(begin)
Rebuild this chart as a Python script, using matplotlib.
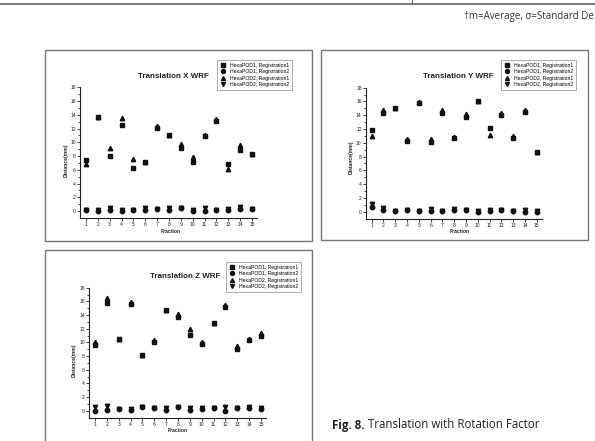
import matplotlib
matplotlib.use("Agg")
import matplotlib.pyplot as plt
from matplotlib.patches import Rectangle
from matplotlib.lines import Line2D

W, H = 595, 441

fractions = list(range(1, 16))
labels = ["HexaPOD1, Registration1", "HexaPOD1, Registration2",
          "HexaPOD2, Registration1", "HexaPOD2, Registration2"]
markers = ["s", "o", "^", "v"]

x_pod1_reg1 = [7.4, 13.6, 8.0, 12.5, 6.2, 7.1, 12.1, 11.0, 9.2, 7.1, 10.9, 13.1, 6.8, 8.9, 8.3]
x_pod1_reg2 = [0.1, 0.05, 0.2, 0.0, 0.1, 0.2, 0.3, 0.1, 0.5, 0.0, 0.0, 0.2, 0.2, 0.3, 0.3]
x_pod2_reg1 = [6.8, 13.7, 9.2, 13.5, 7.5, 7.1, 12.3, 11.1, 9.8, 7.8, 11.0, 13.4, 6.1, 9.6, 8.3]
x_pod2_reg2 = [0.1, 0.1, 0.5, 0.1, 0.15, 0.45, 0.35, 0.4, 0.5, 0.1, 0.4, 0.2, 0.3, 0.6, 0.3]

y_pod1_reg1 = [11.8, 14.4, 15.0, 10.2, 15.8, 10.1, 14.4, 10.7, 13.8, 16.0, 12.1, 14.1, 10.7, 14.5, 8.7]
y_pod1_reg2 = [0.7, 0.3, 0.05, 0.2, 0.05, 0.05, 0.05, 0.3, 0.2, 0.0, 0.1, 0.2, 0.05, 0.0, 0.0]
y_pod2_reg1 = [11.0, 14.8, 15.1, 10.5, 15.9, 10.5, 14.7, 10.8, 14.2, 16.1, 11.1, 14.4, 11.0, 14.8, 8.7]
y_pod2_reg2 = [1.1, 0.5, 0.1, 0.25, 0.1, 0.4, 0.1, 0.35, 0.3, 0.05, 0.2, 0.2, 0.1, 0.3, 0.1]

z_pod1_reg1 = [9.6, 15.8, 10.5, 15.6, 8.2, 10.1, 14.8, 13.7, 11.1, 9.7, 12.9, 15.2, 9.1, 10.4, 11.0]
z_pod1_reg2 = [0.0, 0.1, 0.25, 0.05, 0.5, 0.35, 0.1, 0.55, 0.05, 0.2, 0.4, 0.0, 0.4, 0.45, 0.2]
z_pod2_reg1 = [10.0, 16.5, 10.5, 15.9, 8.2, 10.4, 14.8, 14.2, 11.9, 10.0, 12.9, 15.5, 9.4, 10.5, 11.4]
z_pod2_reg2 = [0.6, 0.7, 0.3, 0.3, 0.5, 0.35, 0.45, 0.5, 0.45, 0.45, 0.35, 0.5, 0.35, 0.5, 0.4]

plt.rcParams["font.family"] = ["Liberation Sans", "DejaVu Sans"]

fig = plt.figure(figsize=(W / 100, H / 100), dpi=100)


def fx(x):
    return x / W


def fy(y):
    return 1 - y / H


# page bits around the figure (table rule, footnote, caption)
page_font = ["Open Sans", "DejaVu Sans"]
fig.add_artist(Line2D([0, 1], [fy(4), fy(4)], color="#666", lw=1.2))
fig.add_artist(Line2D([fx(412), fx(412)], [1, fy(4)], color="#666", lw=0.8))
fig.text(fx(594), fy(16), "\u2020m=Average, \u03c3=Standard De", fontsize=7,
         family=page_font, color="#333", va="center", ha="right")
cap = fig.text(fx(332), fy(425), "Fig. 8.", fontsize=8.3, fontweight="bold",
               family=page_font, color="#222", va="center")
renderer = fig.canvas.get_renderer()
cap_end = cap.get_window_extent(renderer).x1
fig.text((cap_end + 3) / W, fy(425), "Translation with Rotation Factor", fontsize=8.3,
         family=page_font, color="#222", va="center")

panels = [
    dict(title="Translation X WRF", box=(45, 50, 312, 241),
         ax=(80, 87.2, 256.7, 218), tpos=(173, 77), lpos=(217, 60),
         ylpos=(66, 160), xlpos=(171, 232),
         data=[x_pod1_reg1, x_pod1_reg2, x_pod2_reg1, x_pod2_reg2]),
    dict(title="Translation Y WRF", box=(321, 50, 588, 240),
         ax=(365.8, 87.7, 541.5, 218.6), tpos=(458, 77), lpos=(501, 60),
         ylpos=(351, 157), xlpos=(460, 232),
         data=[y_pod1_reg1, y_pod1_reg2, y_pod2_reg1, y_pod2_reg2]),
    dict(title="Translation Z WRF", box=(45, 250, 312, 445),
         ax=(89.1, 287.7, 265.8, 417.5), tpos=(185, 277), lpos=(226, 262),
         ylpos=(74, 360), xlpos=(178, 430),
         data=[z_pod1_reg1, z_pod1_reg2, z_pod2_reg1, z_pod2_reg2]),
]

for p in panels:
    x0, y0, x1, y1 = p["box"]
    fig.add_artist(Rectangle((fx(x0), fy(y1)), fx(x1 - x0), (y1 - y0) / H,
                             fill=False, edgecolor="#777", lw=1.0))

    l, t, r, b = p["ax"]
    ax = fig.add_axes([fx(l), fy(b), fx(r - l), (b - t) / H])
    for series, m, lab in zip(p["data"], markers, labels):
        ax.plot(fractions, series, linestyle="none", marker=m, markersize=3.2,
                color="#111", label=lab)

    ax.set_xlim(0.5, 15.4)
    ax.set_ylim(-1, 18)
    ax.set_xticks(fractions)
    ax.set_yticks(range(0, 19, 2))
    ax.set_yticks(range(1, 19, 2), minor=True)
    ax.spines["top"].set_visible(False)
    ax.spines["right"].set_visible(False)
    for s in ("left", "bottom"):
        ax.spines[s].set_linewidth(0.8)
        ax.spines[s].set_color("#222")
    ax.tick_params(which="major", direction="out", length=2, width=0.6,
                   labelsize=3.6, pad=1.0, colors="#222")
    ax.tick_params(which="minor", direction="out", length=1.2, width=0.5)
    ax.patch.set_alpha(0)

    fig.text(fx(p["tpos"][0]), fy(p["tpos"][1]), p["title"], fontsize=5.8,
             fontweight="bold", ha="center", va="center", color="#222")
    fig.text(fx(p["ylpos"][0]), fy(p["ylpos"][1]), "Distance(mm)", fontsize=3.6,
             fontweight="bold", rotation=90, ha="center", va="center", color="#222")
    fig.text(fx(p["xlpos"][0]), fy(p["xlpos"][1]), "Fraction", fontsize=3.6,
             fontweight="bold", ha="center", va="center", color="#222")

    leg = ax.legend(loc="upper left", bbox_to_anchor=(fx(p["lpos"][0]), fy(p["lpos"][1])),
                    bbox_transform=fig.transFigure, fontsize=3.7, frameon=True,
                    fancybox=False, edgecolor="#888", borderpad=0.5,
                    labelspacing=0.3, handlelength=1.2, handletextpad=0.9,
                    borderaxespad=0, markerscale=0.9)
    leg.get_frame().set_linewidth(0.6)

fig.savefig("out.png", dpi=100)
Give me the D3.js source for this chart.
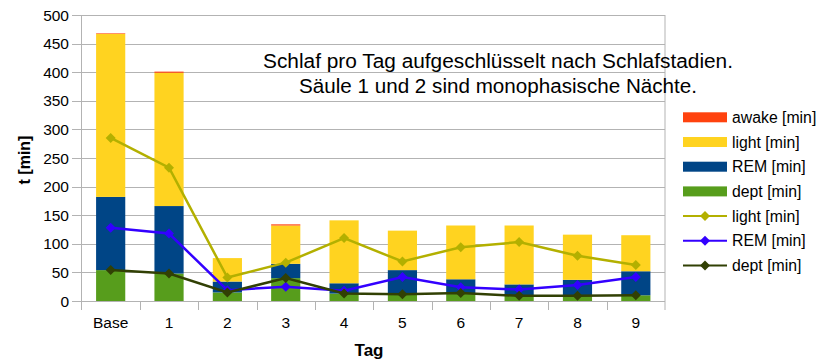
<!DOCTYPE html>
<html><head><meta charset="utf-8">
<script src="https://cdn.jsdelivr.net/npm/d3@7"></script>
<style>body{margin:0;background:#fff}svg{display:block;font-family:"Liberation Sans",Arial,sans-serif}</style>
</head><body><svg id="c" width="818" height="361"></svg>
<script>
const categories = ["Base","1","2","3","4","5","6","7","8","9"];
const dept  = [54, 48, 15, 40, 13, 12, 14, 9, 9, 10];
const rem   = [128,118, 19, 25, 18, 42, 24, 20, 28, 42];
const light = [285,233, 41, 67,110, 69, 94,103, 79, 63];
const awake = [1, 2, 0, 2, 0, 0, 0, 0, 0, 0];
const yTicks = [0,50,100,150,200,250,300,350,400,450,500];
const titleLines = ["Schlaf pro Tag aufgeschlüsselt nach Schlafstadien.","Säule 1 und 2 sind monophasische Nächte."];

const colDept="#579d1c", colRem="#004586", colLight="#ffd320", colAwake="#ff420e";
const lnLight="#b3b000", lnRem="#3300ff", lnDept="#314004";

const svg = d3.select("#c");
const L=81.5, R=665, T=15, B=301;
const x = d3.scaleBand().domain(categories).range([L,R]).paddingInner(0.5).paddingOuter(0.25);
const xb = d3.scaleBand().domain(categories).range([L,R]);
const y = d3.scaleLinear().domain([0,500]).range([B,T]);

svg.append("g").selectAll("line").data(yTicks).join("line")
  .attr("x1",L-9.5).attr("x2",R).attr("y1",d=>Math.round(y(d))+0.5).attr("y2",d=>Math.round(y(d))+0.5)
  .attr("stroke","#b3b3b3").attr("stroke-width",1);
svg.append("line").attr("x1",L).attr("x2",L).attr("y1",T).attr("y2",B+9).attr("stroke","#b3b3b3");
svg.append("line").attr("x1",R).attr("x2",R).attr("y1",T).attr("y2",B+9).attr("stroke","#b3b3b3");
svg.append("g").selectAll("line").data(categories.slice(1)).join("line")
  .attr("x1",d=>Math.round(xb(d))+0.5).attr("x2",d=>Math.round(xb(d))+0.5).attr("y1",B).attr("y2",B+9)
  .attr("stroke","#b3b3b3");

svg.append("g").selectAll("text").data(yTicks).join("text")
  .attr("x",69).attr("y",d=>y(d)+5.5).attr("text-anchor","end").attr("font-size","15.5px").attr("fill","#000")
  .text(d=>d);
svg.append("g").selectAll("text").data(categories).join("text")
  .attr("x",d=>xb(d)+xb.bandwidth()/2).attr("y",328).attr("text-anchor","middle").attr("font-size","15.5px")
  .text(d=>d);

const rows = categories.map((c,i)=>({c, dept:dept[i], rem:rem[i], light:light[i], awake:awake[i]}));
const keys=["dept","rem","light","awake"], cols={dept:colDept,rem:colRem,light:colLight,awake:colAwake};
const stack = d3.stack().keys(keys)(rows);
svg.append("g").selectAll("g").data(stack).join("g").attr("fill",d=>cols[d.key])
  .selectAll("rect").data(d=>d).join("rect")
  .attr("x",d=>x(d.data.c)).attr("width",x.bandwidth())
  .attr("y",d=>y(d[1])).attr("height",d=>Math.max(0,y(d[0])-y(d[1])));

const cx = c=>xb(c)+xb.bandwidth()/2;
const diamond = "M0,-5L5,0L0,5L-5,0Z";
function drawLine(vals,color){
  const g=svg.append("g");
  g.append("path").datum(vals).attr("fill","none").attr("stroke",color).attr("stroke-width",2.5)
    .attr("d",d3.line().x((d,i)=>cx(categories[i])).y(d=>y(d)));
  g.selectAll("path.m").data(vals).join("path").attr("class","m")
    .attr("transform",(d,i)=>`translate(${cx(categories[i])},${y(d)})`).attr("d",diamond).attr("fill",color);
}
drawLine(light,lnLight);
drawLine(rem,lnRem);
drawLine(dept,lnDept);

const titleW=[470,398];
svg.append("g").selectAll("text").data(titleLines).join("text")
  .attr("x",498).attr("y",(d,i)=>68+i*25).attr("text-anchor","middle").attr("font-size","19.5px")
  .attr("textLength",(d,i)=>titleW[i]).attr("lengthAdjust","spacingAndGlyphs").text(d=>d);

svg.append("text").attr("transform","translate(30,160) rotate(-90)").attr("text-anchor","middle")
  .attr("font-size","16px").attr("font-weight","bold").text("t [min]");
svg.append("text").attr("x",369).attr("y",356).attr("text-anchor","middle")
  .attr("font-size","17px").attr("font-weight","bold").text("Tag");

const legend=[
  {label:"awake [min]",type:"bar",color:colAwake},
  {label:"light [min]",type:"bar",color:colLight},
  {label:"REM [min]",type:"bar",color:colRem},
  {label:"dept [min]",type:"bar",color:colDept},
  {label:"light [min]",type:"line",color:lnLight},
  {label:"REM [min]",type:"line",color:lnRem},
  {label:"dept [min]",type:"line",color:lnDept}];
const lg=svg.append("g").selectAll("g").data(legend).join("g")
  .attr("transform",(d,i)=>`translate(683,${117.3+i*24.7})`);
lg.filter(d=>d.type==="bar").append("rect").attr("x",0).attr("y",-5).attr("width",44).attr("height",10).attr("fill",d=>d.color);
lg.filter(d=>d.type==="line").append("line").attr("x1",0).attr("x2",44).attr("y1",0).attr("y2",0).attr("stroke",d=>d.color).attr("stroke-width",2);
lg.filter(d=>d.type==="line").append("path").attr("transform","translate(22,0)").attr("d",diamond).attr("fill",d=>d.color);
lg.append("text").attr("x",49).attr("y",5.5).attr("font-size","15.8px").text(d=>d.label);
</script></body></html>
(end)
**THE PROBLEM**. Copy the records above from the first line through the line containing "0.3, 0.6, 0.3]", both included, and leave out any pictures.

**ANSWER FOR THE TASK**.
Rebuild this chart as a Python script, using matplotlib.
import matplotlib
matplotlib.use("Agg")
import matplotlib.pyplot as plt
from matplotlib.patches import Rectangle
from matplotlib.lines import Line2D

W, H = 595, 441

fractions = list(range(1, 16))
labels = ["HexaPOD1, Registration1", "HexaPOD1, Registration2",
          "HexaPOD2, Registration1", "HexaPOD2, Registration2"]
markers = ["s", "o", "^", "v"]

x_pod1_reg1 = [7.4, 13.6, 8.0, 12.5, 6.2, 7.1, 12.1, 11.0, 9.2, 7.1, 10.9, 13.1, 6.8, 8.9, 8.3]
x_pod1_reg2 = [0.1, 0.05, 0.2, 0.0, 0.1, 0.2, 0.3, 0.1, 0.5, 0.0, 0.0, 0.2, 0.2, 0.3, 0.3]
x_pod2_reg1 = [6.8, 13.7, 9.2, 13.5, 7.5, 7.1, 12.3, 11.1, 9.8, 7.8, 11.0, 13.4, 6.1, 9.6, 8.3]
x_pod2_reg2 = [0.1, 0.1, 0.5, 0.1, 0.15, 0.45, 0.35, 0.4, 0.5, 0.1, 0.4, 0.2, 0.3, 0.6, 0.3]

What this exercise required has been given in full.